◆ Problem details ◆
Where a line in the listing contains the string "with", copy that line out.

═════ Input rows ═════

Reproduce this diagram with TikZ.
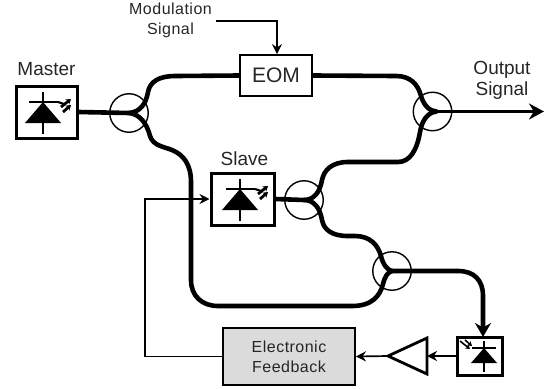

═════
═════ Input rows ═════

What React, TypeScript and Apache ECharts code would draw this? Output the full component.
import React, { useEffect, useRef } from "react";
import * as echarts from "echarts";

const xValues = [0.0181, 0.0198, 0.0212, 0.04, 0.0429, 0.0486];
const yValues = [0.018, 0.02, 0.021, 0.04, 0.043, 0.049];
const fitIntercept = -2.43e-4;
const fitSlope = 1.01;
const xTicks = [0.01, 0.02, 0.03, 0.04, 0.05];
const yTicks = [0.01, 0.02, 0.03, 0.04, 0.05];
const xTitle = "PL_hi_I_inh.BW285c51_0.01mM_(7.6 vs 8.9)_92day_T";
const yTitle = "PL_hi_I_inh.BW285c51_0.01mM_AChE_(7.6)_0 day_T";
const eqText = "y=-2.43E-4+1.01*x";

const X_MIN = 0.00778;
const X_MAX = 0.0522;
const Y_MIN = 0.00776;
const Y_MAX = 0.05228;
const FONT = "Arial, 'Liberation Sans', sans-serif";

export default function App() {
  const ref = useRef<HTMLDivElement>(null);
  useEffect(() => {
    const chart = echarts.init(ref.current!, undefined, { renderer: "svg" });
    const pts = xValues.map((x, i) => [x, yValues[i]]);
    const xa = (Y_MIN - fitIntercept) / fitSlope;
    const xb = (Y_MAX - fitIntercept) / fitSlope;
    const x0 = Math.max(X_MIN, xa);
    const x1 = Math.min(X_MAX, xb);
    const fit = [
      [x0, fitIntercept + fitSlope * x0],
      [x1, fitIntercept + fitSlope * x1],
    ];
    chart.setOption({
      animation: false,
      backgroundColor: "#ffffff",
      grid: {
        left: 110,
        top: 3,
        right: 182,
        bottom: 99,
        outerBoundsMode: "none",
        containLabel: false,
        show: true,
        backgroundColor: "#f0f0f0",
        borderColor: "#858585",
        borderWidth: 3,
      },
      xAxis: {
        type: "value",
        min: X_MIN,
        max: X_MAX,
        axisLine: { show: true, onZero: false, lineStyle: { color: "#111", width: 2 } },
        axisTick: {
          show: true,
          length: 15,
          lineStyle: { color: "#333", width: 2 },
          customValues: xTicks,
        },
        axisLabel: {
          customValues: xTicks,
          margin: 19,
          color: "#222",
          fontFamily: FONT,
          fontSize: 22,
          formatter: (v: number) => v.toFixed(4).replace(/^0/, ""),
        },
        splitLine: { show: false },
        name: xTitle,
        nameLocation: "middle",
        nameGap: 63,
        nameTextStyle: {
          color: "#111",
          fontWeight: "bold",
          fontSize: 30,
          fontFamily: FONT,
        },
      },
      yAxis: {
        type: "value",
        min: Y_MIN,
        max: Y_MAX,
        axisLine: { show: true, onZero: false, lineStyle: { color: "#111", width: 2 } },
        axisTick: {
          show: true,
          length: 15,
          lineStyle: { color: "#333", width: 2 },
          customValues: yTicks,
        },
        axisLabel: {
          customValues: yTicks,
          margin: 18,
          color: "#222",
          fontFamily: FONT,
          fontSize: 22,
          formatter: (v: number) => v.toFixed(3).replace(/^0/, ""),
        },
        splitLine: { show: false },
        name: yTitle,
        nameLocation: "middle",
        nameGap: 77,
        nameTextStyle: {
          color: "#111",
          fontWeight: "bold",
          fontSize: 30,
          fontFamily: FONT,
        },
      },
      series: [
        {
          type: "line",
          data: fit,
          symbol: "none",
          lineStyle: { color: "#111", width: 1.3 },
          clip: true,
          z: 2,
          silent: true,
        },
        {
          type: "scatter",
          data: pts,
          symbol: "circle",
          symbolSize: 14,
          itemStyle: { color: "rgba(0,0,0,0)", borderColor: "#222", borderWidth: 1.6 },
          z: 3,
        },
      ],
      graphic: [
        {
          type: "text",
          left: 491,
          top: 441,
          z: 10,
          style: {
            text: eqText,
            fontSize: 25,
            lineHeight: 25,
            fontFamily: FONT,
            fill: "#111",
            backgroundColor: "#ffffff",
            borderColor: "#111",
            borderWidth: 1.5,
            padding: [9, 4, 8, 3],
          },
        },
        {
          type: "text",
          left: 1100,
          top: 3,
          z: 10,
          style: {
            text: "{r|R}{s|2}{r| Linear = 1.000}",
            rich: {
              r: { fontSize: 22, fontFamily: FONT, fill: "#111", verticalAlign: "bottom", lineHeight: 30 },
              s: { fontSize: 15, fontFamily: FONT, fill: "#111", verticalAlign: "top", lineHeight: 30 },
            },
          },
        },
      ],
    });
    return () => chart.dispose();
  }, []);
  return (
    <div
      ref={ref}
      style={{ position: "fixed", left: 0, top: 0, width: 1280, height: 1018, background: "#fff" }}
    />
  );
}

═════
═════ Input rows ═════

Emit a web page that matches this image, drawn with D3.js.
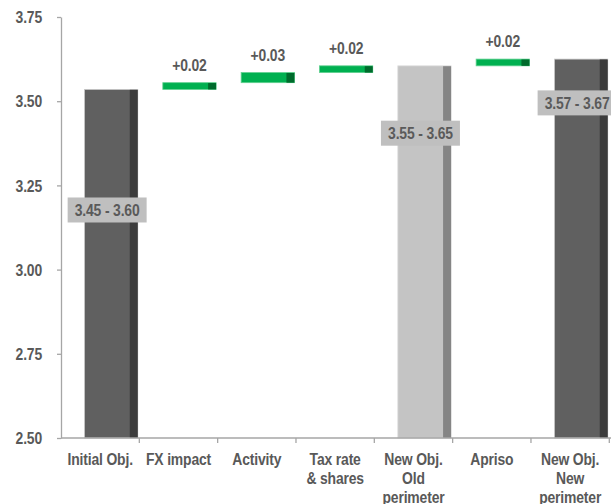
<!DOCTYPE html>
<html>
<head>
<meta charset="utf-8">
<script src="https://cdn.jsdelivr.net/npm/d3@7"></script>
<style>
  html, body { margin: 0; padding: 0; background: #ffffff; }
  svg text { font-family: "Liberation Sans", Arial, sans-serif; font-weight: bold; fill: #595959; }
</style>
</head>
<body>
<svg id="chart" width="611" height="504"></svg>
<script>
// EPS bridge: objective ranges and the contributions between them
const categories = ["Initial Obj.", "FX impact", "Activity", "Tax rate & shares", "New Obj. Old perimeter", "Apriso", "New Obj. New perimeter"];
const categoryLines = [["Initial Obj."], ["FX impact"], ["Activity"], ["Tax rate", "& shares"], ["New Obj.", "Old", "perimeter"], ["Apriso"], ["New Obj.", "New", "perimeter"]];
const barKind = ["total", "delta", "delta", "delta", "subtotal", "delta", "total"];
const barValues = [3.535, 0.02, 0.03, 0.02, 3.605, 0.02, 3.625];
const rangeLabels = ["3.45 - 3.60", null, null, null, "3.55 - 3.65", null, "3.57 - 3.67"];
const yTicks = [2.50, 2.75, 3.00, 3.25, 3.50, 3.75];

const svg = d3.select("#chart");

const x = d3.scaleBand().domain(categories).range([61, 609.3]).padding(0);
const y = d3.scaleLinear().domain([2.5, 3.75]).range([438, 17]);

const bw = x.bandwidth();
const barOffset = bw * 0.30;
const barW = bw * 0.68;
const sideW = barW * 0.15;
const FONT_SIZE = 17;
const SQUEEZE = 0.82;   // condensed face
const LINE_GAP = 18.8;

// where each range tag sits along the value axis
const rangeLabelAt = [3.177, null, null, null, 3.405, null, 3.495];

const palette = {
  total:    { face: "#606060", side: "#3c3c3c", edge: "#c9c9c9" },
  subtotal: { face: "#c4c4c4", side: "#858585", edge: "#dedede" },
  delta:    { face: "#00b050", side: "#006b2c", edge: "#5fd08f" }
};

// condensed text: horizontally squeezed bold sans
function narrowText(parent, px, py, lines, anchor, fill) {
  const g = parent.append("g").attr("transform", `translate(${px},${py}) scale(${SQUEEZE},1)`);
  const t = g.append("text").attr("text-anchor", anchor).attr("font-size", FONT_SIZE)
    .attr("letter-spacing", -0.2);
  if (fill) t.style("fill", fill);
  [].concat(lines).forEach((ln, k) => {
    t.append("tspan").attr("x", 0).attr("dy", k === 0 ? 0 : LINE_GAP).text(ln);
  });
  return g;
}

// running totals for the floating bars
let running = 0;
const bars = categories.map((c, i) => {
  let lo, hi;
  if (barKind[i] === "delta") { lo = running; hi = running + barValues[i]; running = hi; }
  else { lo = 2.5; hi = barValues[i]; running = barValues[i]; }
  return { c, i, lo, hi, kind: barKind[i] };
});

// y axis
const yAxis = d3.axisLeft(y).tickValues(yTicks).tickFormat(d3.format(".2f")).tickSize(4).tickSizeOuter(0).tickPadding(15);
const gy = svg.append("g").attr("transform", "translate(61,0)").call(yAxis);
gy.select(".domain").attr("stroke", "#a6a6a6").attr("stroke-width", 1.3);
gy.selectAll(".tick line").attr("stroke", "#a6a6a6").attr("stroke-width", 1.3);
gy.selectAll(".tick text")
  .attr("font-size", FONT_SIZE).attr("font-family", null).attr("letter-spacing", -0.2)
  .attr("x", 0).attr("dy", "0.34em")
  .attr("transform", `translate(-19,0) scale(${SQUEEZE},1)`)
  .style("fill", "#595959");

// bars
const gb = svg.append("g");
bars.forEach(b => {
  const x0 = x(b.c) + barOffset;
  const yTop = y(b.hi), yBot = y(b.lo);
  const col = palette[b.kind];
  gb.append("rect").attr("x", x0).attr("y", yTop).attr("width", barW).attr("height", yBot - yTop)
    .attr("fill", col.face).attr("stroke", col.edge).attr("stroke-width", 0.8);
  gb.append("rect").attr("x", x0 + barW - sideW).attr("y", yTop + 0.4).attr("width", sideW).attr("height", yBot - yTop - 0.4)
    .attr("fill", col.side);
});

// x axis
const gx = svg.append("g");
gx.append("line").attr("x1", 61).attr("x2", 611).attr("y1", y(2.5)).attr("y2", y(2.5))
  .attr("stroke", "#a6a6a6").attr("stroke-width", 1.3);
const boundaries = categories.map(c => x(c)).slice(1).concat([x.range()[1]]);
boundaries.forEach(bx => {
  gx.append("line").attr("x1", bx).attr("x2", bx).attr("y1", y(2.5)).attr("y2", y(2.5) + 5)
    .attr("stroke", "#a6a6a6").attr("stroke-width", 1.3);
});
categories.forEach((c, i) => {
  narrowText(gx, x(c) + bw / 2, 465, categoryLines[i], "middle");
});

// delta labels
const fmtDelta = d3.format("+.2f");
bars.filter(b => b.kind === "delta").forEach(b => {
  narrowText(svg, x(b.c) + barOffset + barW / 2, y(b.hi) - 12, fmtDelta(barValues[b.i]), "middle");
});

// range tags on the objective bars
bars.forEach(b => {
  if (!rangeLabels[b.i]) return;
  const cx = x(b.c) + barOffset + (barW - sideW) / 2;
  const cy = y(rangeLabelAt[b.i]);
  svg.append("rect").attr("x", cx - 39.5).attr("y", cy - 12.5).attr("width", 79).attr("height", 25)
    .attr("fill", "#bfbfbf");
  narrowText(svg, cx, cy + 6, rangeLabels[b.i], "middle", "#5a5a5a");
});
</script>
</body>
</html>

═════

◆ Full response ◆
Reproduce this diagram with TikZ.
Emit a web page that matches this image, drawn with D3.js.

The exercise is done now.